* _Task_: Repeat every record below exactly, but leave out any pictures.

* _Information provided_:
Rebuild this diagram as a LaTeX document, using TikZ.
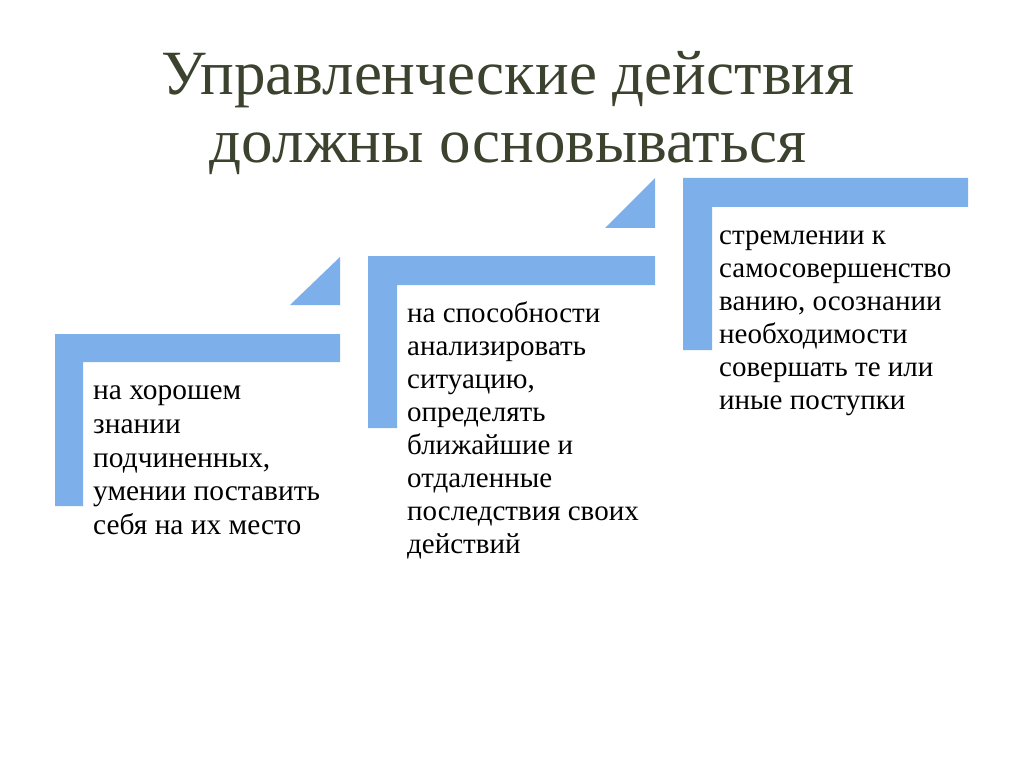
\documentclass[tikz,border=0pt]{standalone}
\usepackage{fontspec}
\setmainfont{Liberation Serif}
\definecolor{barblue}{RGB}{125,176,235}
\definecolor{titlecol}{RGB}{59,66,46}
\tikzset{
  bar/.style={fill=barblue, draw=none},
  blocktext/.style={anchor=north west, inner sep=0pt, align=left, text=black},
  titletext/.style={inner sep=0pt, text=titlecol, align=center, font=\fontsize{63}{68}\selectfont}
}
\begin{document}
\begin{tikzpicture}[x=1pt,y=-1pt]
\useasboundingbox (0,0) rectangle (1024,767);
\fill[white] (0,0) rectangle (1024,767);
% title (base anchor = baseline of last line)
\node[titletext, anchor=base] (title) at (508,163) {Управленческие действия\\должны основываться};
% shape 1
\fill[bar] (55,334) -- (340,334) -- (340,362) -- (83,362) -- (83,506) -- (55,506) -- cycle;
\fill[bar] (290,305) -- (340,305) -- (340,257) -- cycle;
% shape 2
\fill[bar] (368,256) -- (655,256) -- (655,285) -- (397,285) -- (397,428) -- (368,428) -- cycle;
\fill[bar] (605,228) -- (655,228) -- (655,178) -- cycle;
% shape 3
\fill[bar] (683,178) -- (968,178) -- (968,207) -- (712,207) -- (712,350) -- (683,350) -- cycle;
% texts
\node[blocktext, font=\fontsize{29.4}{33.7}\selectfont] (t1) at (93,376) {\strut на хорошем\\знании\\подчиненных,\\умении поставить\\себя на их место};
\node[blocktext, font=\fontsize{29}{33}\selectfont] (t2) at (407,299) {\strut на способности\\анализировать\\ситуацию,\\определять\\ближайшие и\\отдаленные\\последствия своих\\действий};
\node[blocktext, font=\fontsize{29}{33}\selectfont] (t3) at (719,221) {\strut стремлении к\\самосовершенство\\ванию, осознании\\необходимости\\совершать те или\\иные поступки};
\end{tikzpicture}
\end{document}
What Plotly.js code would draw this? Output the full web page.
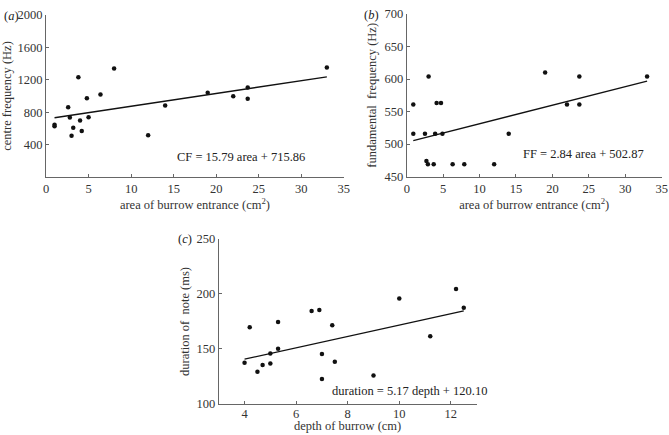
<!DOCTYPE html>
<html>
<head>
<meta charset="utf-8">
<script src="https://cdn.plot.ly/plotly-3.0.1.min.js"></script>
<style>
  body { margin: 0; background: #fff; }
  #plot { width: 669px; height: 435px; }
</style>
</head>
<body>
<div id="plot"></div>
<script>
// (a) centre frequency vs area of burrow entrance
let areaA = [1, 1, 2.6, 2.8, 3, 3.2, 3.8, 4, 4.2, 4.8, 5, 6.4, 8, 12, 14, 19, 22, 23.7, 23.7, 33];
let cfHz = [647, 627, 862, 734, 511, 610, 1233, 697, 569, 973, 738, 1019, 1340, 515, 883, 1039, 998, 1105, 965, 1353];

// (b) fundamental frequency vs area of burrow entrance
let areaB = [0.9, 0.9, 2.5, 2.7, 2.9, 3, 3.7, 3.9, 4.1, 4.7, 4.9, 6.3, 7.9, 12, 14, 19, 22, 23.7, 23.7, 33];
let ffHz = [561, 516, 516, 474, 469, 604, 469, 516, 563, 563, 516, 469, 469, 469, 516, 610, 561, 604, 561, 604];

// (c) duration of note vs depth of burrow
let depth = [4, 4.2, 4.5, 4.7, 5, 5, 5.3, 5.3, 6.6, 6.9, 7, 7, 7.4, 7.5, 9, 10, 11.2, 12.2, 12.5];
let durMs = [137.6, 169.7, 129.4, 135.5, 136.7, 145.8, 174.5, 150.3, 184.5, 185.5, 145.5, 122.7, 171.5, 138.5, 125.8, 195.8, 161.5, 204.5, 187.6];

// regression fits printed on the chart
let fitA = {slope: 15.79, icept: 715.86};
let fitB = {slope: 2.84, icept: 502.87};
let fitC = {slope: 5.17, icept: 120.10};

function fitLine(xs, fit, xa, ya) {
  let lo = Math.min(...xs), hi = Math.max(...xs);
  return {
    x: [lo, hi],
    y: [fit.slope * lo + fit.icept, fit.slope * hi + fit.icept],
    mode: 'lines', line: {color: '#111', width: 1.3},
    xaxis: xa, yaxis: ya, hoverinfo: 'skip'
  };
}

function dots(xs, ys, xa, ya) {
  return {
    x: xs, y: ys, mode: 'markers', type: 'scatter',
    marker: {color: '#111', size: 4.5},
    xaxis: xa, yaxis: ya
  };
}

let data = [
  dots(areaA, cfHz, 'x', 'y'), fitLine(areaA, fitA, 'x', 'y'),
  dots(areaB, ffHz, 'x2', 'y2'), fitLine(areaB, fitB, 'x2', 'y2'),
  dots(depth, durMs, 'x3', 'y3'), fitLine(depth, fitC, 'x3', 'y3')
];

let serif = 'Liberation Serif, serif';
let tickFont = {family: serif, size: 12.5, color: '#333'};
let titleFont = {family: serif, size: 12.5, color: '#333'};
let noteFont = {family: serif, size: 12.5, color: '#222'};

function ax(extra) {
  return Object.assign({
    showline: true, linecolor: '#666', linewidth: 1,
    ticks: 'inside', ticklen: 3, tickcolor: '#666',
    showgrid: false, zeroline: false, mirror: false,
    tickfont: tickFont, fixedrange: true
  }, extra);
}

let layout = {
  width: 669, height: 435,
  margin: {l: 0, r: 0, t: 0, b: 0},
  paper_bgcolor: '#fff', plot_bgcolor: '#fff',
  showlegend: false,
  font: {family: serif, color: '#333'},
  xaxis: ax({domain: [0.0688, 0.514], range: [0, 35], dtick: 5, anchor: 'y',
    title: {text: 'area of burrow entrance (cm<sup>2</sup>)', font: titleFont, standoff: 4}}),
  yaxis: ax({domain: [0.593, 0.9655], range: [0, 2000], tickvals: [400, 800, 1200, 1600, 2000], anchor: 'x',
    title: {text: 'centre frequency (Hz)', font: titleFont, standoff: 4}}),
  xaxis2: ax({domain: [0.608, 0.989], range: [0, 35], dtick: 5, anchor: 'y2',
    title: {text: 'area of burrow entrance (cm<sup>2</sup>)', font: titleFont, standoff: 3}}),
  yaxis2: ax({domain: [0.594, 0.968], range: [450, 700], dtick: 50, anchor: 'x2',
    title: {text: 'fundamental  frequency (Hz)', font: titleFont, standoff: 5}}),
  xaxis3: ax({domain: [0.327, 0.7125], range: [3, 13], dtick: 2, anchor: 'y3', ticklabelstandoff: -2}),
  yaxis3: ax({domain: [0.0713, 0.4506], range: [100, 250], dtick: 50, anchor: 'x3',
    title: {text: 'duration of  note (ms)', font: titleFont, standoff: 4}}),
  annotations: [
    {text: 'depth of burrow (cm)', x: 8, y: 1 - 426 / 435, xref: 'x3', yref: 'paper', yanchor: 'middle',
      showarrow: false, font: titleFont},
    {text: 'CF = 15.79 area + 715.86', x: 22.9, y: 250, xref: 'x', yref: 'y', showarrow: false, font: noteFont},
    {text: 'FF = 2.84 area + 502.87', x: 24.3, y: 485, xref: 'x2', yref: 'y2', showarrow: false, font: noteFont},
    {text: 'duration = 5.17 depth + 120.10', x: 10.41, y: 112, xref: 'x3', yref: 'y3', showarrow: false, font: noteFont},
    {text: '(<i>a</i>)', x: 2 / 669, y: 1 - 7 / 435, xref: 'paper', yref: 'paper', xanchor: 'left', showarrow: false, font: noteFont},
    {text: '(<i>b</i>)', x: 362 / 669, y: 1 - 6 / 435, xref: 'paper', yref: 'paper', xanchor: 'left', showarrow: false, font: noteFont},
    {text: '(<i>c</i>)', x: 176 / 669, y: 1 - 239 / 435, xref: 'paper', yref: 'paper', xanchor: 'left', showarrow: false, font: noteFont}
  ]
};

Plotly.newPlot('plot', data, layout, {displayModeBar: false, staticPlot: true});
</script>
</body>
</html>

* _Complete answer_:
Rebuild this diagram as a LaTeX document, using TikZ.
\documentclass[tikz,border=0pt]{standalone}
\usepackage{fontspec}
\setmainfont{Liberation Serif}
\definecolor{barblue}{RGB}{125,176,235}
\definecolor{titlecol}{RGB}{59,66,46}
\tikzset{
  bar/.style={fill=barblue, draw=none},
  blocktext/.style={anchor=north west, inner sep=0pt, align=left, text=black},
  titletext/.style={inner sep=0pt, text=titlecol, align=center, font=\fontsize{63}{68}\selectfont}
}
\begin{document}
\begin{tikzpicture}[x=1pt,y=-1pt]
\useasboundingbox (0,0) rectangle (1024,767);
\fill[white] (0,0) rectangle (1024,767);
% title (base anchor = baseline of last line)
\node[titletext, anchor=base] (title) at (508,163) {Управленческие действия\\должны основываться};
% shape 1
\fill[bar] (55,334) -- (340,334) -- (340,362) -- (83,362) -- (83,506) -- (55,506) -- cycle;
\fill[bar] (290,305) -- (340,305) -- (340,257) -- cycle;
% shape 2
\fill[bar] (368,256) -- (655,256) -- (655,285) -- (397,285) -- (397,428) -- (368,428) -- cycle;
\fill[bar] (605,228) -- (655,228) -- (655,178) -- cycle;
% shape 3
\fill[bar] (683,178) -- (968,178) -- (968,207) -- (712,207) -- (712,350) -- (683,350) -- cycle;
% texts
\node[blocktext, font=\fontsize{29.4}{33.7}\selectfont] (t1) at (93,376) {\strut на хорошем\\знании\\подчиненных,\\умении поставить\\себя на их место};
\node[blocktext, font=\fontsize{29}{33}\selectfont] (t2) at (407,299) {\strut на способности\\анализировать\\ситуацию,\\определять\\ближайшие и\\отдаленные\\последствия своих\\действий};
\node[blocktext, font=\fontsize{29}{33}\selectfont] (t3) at (719,221) {\strut стремлении к\\самосовершенство\\ванию, осознании\\необходимости\\совершать те или\\иные поступки};
\end{tikzpicture}
\end{document}
What Plotly.js code would draw this? Output the full web page.
<!DOCTYPE html>
<html>
<head>
<meta charset="utf-8">
<script src="https://cdn.plot.ly/plotly-3.0.1.min.js"></script>
<style>
  body { margin: 0; background: #fff; }
  #plot { width: 669px; height: 435px; }
</style>
</head>
<body>
<div id="plot"></div>
<script>
// (a) centre frequency vs area of burrow entrance
let areaA = [1, 1, 2.6, 2.8, 3, 3.2, 3.8, 4, 4.2, 4.8, 5, 6.4, 8, 12, 14, 19, 22, 23.7, 23.7, 33];
let cfHz = [647, 627, 862, 734, 511, 610, 1233, 697, 569, 973, 738, 1019, 1340, 515, 883, 1039, 998, 1105, 965, 1353];

// (b) fundamental frequency vs area of burrow entrance
let areaB = [0.9, 0.9, 2.5, 2.7, 2.9, 3, 3.7, 3.9, 4.1, 4.7, 4.9, 6.3, 7.9, 12, 14, 19, 22, 23.7, 23.7, 33];
let ffHz = [561, 516, 516, 474, 469, 604, 469, 516, 563, 563, 516, 469, 469, 469, 516, 610, 561, 604, 561, 604];

// (c) duration of note vs depth of burrow
let depth = [4, 4.2, 4.5, 4.7, 5, 5, 5.3, 5.3, 6.6, 6.9, 7, 7, 7.4, 7.5, 9, 10, 11.2, 12.2, 12.5];
let durMs = [137.6, 169.7, 129.4, 135.5, 136.7, 145.8, 174.5, 150.3, 184.5, 185.5, 145.5, 122.7, 171.5, 138.5, 125.8, 195.8, 161.5, 204.5, 187.6];

// regression fits printed on the chart
let fitA = {slope: 15.79, icept: 715.86};
let fitB = {slope: 2.84, icept: 502.87};
let fitC = {slope: 5.17, icept: 120.10};

function fitLine(xs, fit, xa, ya) {
  let lo = Math.min(...xs), hi = Math.max(...xs);
  return {
    x: [lo, hi],
    y: [fit.slope * lo + fit.icept, fit.slope * hi + fit.icept],
    mode: 'lines', line: {color: '#111', width: 1.3},
    xaxis: xa, yaxis: ya, hoverinfo: 'skip'
  };
}

function dots(xs, ys, xa, ya) {
  return {
    x: xs, y: ys, mode: 'markers', type: 'scatter',
    marker: {color: '#111', size: 4.5},
    xaxis: xa, yaxis: ya
  };
}

let data = [
  dots(areaA, cfHz, 'x', 'y'), fitLine(areaA, fitA, 'x', 'y'),
  dots(areaB, ffHz, 'x2', 'y2'), fitLine(areaB, fitB, 'x2', 'y2'),
  dots(depth, durMs, 'x3', 'y3'), fitLine(depth, fitC, 'x3', 'y3')
];

let serif = 'Liberation Serif, serif';
let tickFont = {family: serif, size: 12.5, color: '#333'};
let titleFont = {family: serif, size: 12.5, color: '#333'};
let noteFont = {family: serif, size: 12.5, color: '#222'};

function ax(extra) {
  return Object.assign({
    showline: true, linecolor: '#666', linewidth: 1,
    ticks: 'inside', ticklen: 3, tickcolor: '#666',
    showgrid: false, zeroline: false, mirror: false,
    tickfont: tickFont, fixedrange: true
  }, extra);
}

let layout = {
  width: 669, height: 435,
  margin: {l: 0, r: 0, t: 0, b: 0},
  paper_bgcolor: '#fff', plot_bgcolor: '#fff',
  showlegend: false,
  font: {family: serif, color: '#333'},
  xaxis: ax({domain: [0.0688, 0.514], range: [0, 35], dtick: 5, anchor: 'y',
    title: {text: 'area of burrow entrance (cm<sup>2</sup>)', font: titleFont, standoff: 4}}),
  yaxis: ax({domain: [0.593, 0.9655], range: [0, 2000], tickvals: [400, 800, 1200, 1600, 2000], anchor: 'x',
    title: {text: 'centre frequency (Hz)', font: titleFont, standoff: 4}}),
  xaxis2: ax({domain: [0.608, 0.989], range: [0, 35], dtick: 5, anchor: 'y2',
    title: {text: 'area of burrow entrance (cm<sup>2</sup>)', font: titleFont, standoff: 3}}),
  yaxis2: ax({domain: [0.594, 0.968], range: [450, 700], dtick: 50, anchor: 'x2',
    title: {text: 'fundamental  frequency (Hz)', font: titleFont, standoff: 5}}),
  xaxis3: ax({domain: [0.327, 0.7125], range: [3, 13], dtick: 2, anchor: 'y3', ticklabelstandoff: -2}),
  yaxis3: ax({domain: [0.0713, 0.4506], range: [100, 250], dtick: 50, anchor: 'x3',
    title: {text: 'duration of  note (ms)', font: titleFont, standoff: 4}}),
  annotations: [
    {text: 'depth of burrow (cm)', x: 8, y: 1 - 426 / 435, xref: 'x3', yref: 'paper', yanchor: 'middle',
      showarrow: false, font: titleFont},
    {text: 'CF = 15.79 area + 715.86', x: 22.9, y: 250, xref: 'x', yref: 'y', showarrow: false, font: noteFont},
    {text: 'FF = 2.84 area + 502.87', x: 24.3, y: 485, xref: 'x2', yref: 'y2', showarrow: false, font: noteFont},
    {text: 'duration = 5.17 depth + 120.10', x: 10.41, y: 112, xref: 'x3', yref: 'y3', showarrow: false, font: noteFont},
    {text: '(<i>a</i>)', x: 2 / 669, y: 1 - 7 / 435, xref: 'paper', yref: 'paper', xanchor: 'left', showarrow: false, font: noteFont},
    {text: '(<i>b</i>)', x: 362 / 669, y: 1 - 6 / 435, xref: 'paper', yref: 'paper', xanchor: 'left', showarrow: false, font: noteFont},
    {text: '(<i>c</i>)', x: 176 / 669, y: 1 - 239 / 435, xref: 'paper', yref: 'paper', xanchor: 'left', showarrow: false, font: noteFont}
  ]
};

Plotly.newPlot('plot', data, layout, {displayModeBar: false, staticPlot: true});
</script>
</body>
</html>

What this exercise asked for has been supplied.